Micro-segmentation breaks your network into isolated zones. Each segment has its own access rules, identity checks, and monitoring. Chaos testing takes that structure and attacks it—on purpose. You simulate breaches, overload traffic, trigger packet drops, and cut service connections. This exposes paths that bypass your intended controls or segments that collapse under stress.

Without testing, segmentation can give a false sense of security. Firewalls between services might look airtight but fail when authentication lags or routing tables change. Chaos reveals those faults in real time. It shows if lateral movement is possible. It shows if your monitoring flags real intrusions fast enough.

Effective micro-segmentation chaos testing means you treat every segment as hostile until proven safe.

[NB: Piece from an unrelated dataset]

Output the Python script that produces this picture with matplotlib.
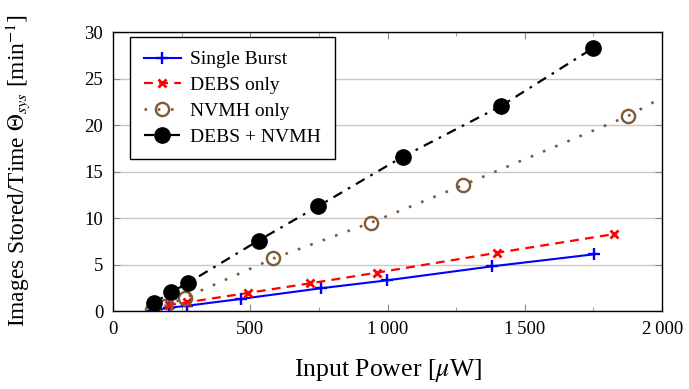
import numpy as np
import matplotlib
matplotlib.use("Agg")
import matplotlib.pyplot as plt
from matplotlib.ticker import FuncFormatter, MultipleLocator

# data
single_x = [141, 205, 271, 466, 758, 999, 1379, 1752]
single_y = [0.05, 0.35, 0.57, 1.3, 2.45, 3.3, 4.8, 6.1]

debs_x = [145, 205, 271, 493, 718, 960, 1400, 1826]
debs_y = [0.1, 0.65, 0.94, 1.95, 2.98, 4.12, 6.27, 8.28]

nvmh_x = [141, 189, 262, 584, 939, 1276, 1874, 2250]
nvmh_y = [0.1, 0.54, 1.43, 5.65, 9.5, 13.55, 20.95, 26.95]

both_x = [150, 211, 274, 530, 746, 1056, 1413, 1747]
both_y = [0.9, 2.0, 3.04, 7.58, 11.25, 16.6, 22.05, 28.25]

labels = ["Single Burst", "DEBS only", "NVMH only", "DEBS + NVMH"]

plt.rcParams['font.family'] = ['Liberation Serif', 'DejaVu Serif']
plt.rcParams['mathtext.fontset'] = 'stix'

fig = plt.figure(figsize=(6.89, 3.89), dpi=100)
ax = fig.add_axes([0.164, 0.2005, 0.797, 0.717])

ax.plot(single_x, single_y, color='blue', ls='-', lw=1.5, marker='+',
        ms=9, mew=1.7, label=labels[0])
ax.plot(debs_x, debs_y, color='red', ls=(0, (4, 2.8)), lw=1.6, marker='x',
        ms=6, mew=2.0, label=labels[1])
ax.plot(nvmh_x, nvmh_y, color='#7f5a35', ls=(0, (1, 4)), lw=1.9, marker='o',
        ms=9.5, mew=1.7, mfc='none', label=labels[2])
ax.plot(both_x, both_y, color='black', ls=(0, (4.5, 3, 1.2, 3)), lw=1.6, marker='o',
        ms=11, label=labels[3])

ax.set_xlim(0, 2000)
ax.set_ylim(0, 30)
ax.xaxis.set_major_locator(MultipleLocator(500))
ax.xaxis.set_minor_locator(MultipleLocator(250))
ax.yaxis.set_major_locator(MultipleLocator(5))
ax.xaxis.set_major_formatter(FuncFormatter(
    lambda v, p: f"{int(v):,}".replace(",", "\u2009")))

ax.grid(axis='y', color='#c8c8c8', lw=1.0)
ax.set_axisbelow(True)
ax.tick_params(which='both', direction='in', top=True, right=True,
               color='0.55', labelsize=13.5)
ax.tick_params(which='major', length=5, pad=7)
ax.tick_params(which='minor', length=3)
for s in ax.spines.values():
    s.set_linewidth(1.0)

ax.set_xlabel(r"Input Power [$\mu$W]", fontsize=18.5)
ax.set_ylabel(r"Images Stored/Time $\Theta_{sys}$ [min$^{-1}$]", fontsize=16.8)
ax.xaxis.set_label_coords(0.5, -0.165)
ax.yaxis.set_label_coords(-0.147, 0.505)

leg = ax.legend(loc='upper left', bbox_to_anchor=(0.031, 0.982), fontsize=14,
                fancybox=False, edgecolor='black', framealpha=1,
                handlelength=1.9, handletextpad=0.5, borderpad=0.7,
                labelspacing=0.42, borderaxespad=0)
leg.get_frame().set_linewidth(1.0)

fig.savefig("out.png", dpi=100)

You run scenarios across app boundaries, API layers, and physical zones. You pull nodes from the cluster. You flood protocols with malformed payloads. You watch the blast radius and measure containment.

Automation is critical. Static tests miss dynamic conditions. By scripting chaos events and running them regularly across all zones, you generate repeatable metrics. You track time-to-detection, time-to-containment, and total impact. Continuous chaos pressure keeps your segmentation tuned against real-world threats.

Integrating micro-segmentation chaos testing into CI/CD pipelines ensures updates don’t introduce new attack paths. Every deployment passes through a gauntlet of simulated misuse. Security engineers get data, not assumptions. Managers get proof, not promises.

The goal is resilience. Fail inside a segment, recover fast, and keep operations steady. That’s the test. And when you pass it, you know your micro-segmentation is more than architecture—it’s defense in depth under live fire.